Sonomdorj (Sain Noyon Khan)

Born: Unknown Died: c. 1860 Reigned: c. 1820-1860 Khanate: Khalkh Mongolia (Qing period) Title: Sain Noyon Khan


Overview

Sonomdorj was a Sain Noyon Khan of the mid-nineteenth century who governed the central Khalkh aimag during one of the most difficult periods of the Qing dynasty. His reign coincided with the Daoguang and Xianfeng eras — decades defined by the Opium Wars with Britain, the Taiping Rebellion, and the accelerating erosion of Qing institutional capacity. In Mongolia, the primary expression of Qing decline was the growing power of the Chinese commercial houses over Mongolian nobles and herders, whose debt to these traders was becoming a defining feature of Mongolian social life and an increasing source of resentment.


Rise to Power

Sonomdorj inherited the Sain Noyon Khan title around 1820 following Demchigdorj's long tenure.
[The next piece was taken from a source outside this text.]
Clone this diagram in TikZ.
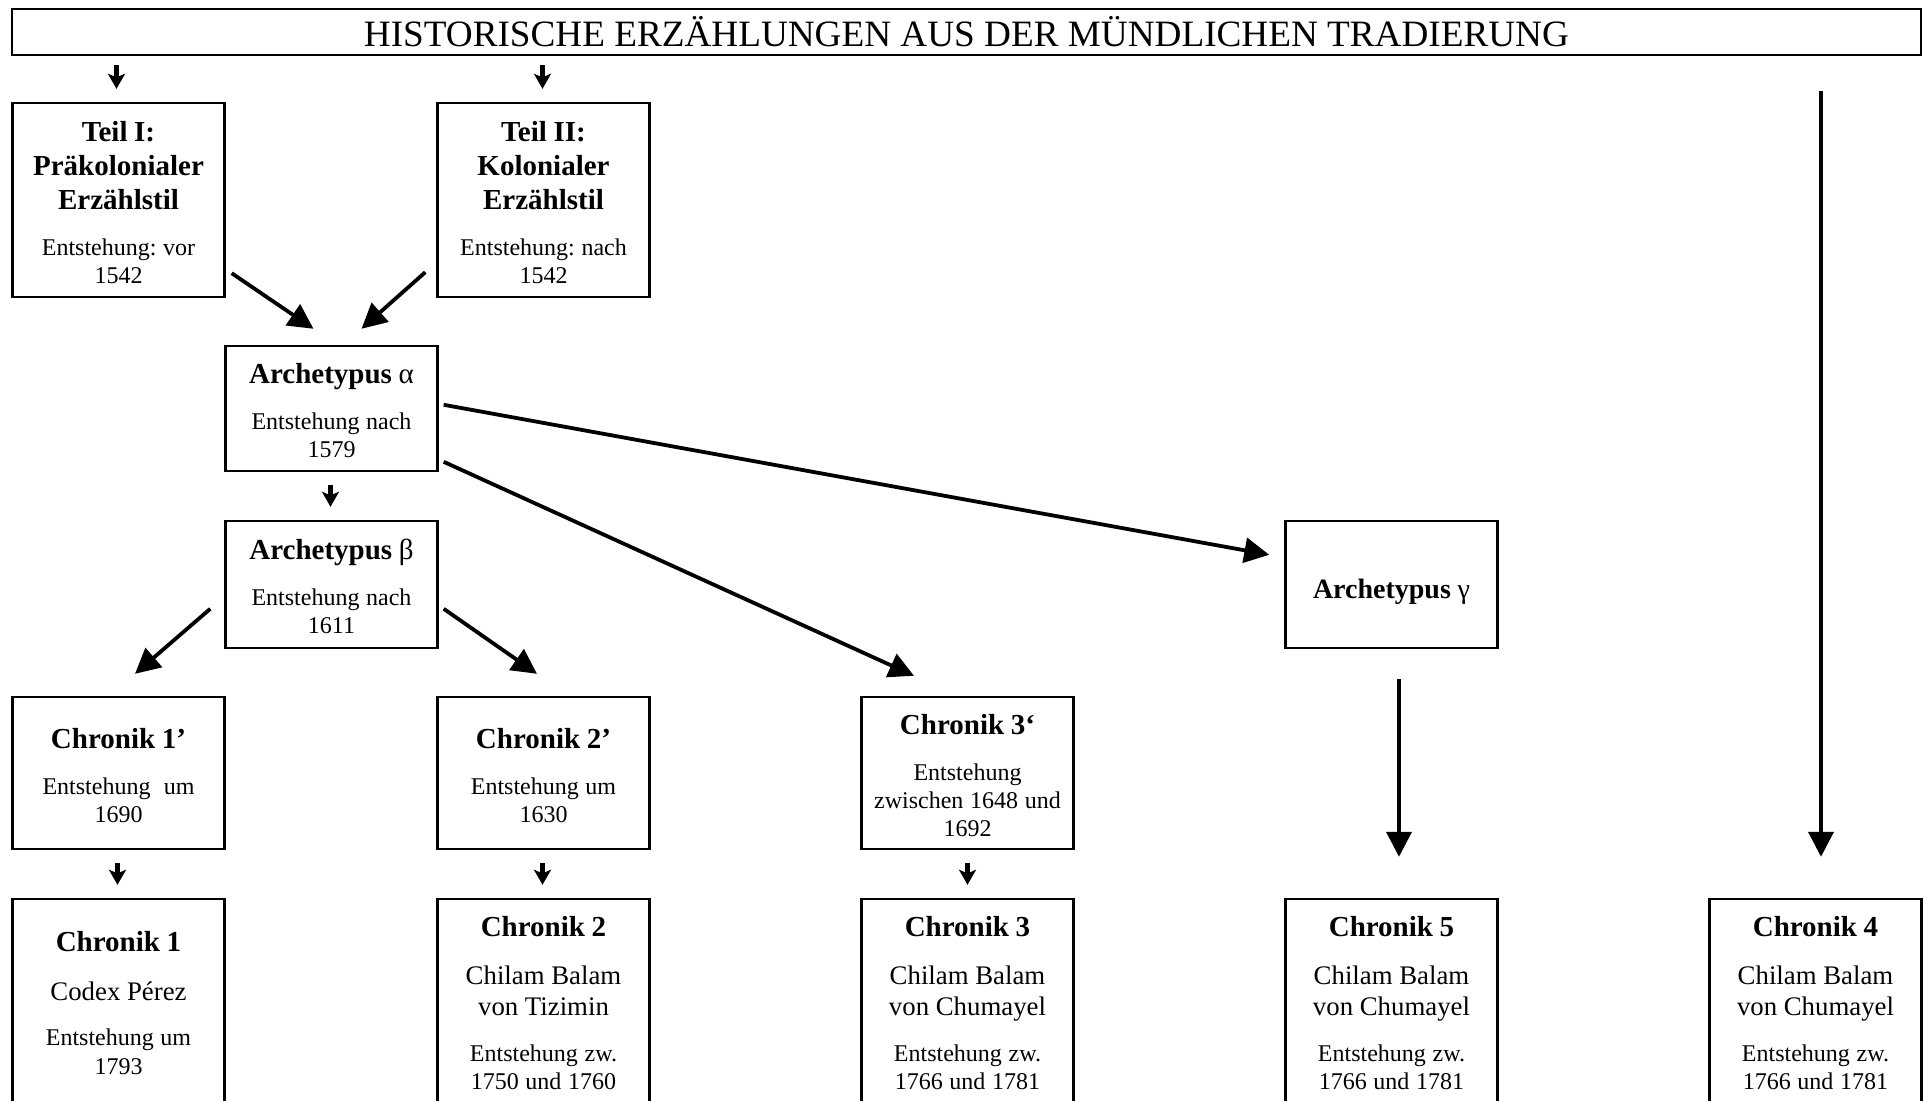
\documentclass[tikz,border=0pt]{standalone}
\usepackage{fontspec}
\setmainfont{Liberation Serif}
\usetikzlibrary{arrows.meta,calc}
\frenchspacing

% type sizes used in the boxes
\newcommand\hd{\fontsize{14.5}{17.2}\selectfont\bfseries}
\newcommand\hdtop{\hd\rule{0pt}{12.6pt}}
\newcommand\bd{\fontsize{12}{14.1}\selectfont\mdseries}
\newcommand\nm{\fontsize{13.4}{15.3}\selectfont\mdseries}
\newcommand\sep{\par\vspace{8.8pt}}

\tikzset{
  box/.style={draw, line width=1.2pt, rectangle, minimum width=106pt,
    text width=100pt, inner sep=0pt, align=center},
  bigarr/.style={line width=1.9pt, -{Triangle[length=12.5pt,width=12.5pt]}},
  smallarr/.style={line width=2.3pt, -{Stealth[length=7.5pt,width=8.5pt,inset=1.8pt]}},
}

\begin{document}
\begin{tikzpicture}[x=0.5pt, y=-0.5pt]
\useasboundingbox (0,0) rectangle (1924,1101);
\clip (0,0) rectangle (1924,1101);

% header
\node[draw, line width=1.2pt, minimum width=954.5pt, minimum height=23pt, inner sep=0pt]
  (title) at (966.5,32) {\fontsize{18.6}{22}\selectfont HISTORISCHE ERZÄHLUNGEN AUS DER MÜNDLICHEN TRADIERUNG};

% first level
\node[box, minimum height=97pt] (teil1) at (118.5,200)
  {\hdtop Teil I:\\Präkolonialer\\Erzählstil\sep\bd Entstehung: vor\\1542\par};
\node[box, minimum height=97pt] (teil2) at (543.5,200)
  {\hdtop Teil II:\\Kolonialer\\Erzählstil\sep\bd Entstehung: nach\\1542\par};

% archetypes
\node[box, minimum height=62.5pt] (alpha) at (331.5,408.5)
  {\hdtop Archetypus {\mdseries α}\sep\bd Entstehung nach\\1579\par};
\node[box, minimum height=63.5pt] (beta) at (331.5,584.5)
  {\hdtop Archetypus {\mdseries β}\sep\bd Entstehung nach\\1611\par};
\node[box, minimum height=63.5pt] (gamma) at (1391.5,584.5)
  {\fontsize{14}{16.8}\selectfont\bfseries\rule{0pt}{17.2pt}Archetypus {\mdseries γ}\par};

% lost chronicles
\node[box, minimum height=76pt] (c1p) at (118.5,773)
  {\hdtop Chronik 1’\sep\bd Entstehung~ um\\1690\par};
\node[box, minimum height=76pt] (c2p) at (543.5,773)
  {\hdtop Chronik 2’\sep\bd Entstehung um\\1630\par};
\node[box, minimum height=76pt] (c3p) at (967.5,773)
  {\hdtop Chronik 3‘\sep\bd Entstehung\\zwischen 1648 und\\1692\par};

% extant chronicles
\node[box, minimum height=104pt] (c1) at (118.5,1003)
  {\hd Chronik 1\sep\nm Codex Pérez\sep\bd Entstehung um\\1793\par};
\node[box, minimum height=104pt] (c2) at (543.5,1003)
  {\hd Chronik 2\sep\nm Chilam Balam\\von Tizimin\sep\bd Entstehung zw.\\1750 und 1760\par};
\node[box, minimum height=104pt] (c3) at (967.5,1003)
  {\hd Chronik 3\sep\nm Chilam Balam\\von Chumayel\sep\bd Entstehung zw.\\1766 und 1781\par};
\node[box, minimum height=104pt] (c5) at (1391.5,1003)
  {\hd Chronik 5\sep\nm Chilam Balam\\von Chumayel\sep\bd Entstehung zw.\\1766 und 1781\par};
\node[box, minimum height=104pt] (c4) at (1815.5,1003)
  {\hd Chronik 4\sep\nm Chilam Balam\\von Chumayel\sep\bd Entstehung zw.\\1766 und 1781\par};

% short vertical arrows
\draw[smallarr] ($(title.south -| teil1.north)+(-2,9)$) -- ($(teil1.north)+(-2,-13)$);
\draw[smallarr] ($(title.south -| teil2.north)+(-1,9)$) -- ($(teil2.north)+(-1,-13)$);
\draw[smallarr] ($(alpha.south)+(-1,13)$) -- ($(beta.north)+(-1,-13)$);
\draw[smallarr] ($(c1p.south)+(-1,13)$) -- ($(c1.north)+(-1,-13)$);
\draw[smallarr] ($(c2p.south)+(-1,13)$) -- ($(c2.north)+(-1,-13)$);
\draw[smallarr] ($(c3p.south)+(0,13)$) -- ($(c3.north)+(0,-13)$);

% diagonal arrows
\draw[bigarr] ($(teil1.south east)+(6,-25)$) -- ($(alpha.north)+(-18,-16)$);
\draw[bigarr] ($(teil2.south west)+(-11,-26)$) -- ($(alpha.north)+(30,-16)$);
\draw[bigarr] ($(alpha.north east)+(5,60)$) -- ($(gamma.north west)+(-15,35)$);
\draw[bigarr] ($(alpha.north east)+(5,117)$) -- ($(c3p.north)+(-53.5,-20)$);
\draw[bigarr] ($(beta.north west)+(-14,89)$) -- ($(c1p.north)+(16.5,-22)$);
\draw[bigarr] ($(beta.north east)+(5,89)$) -- ($(c2p.north)+(-6.5,-22)$);

% long vertical arrows
\draw[bigarr] ($(gamma.south)+(7.5,30)$) -- ($(c5.north)+(7.5,-41)$);
\draw[bigarr] ($(title.south -| c4.north)+(5.5,35)$) -- ($(c4.north)+(5.5,-41)$);
\end{tikzpicture}
\end{document}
His succession was confirmed within the Qing administrative system, and he governed the central Khalkh territories at a time when that system was showing increasing signs of strain both at the center and in its Mongolian periphery.


Rule and Achievements

Sonomdorj's four-decade reign was defined by the pressures of mid-nineteenth century Qing decline:

  • He administered the Sain Noyon Khan aimag as the Qing state was increasingly preoccupied with internal rebellions and external wars that reduced the attention and resources available for Mongolian governance
  • He managed the growing problem of Mongolian indebtedness to Chinese commercial houses — the Shanxi merchants whose credit extended to nobles and commoners alike, creating cycles of debt that eroded the pastoral economy
  • He continued the Buddhist patronage of the aimag, supporting the monasteries that remained the primary social institutions of Mongolian life even as the economic conditions of herders deteriorated
  • He navigated the Qing administrative requirements — tribute, banner obligations, imperial audiences — under conditions of mounting imperial distraction and reduced oversight

His governorship maintained the formal structures of the Qing-Khalkh relationship through difficult decades.


Legacy

Sonomdorj's long mid-century reign witnessed the deepening of conditions that would eventually push Mongolian elites toward independence. The Chinese commercial debt problem he could not solve would become a major grievance in the independence movement of 1911. His maintenance of the aimag's formal structures through decades of Qing difficulty preserved the institutional continuity that would allow Mongolia to reorganize quickly once imperial authority collapsed. He is a figure of the troubled middle Qing period in Mongolia, governing with diminishing resources against accumulating structural problems.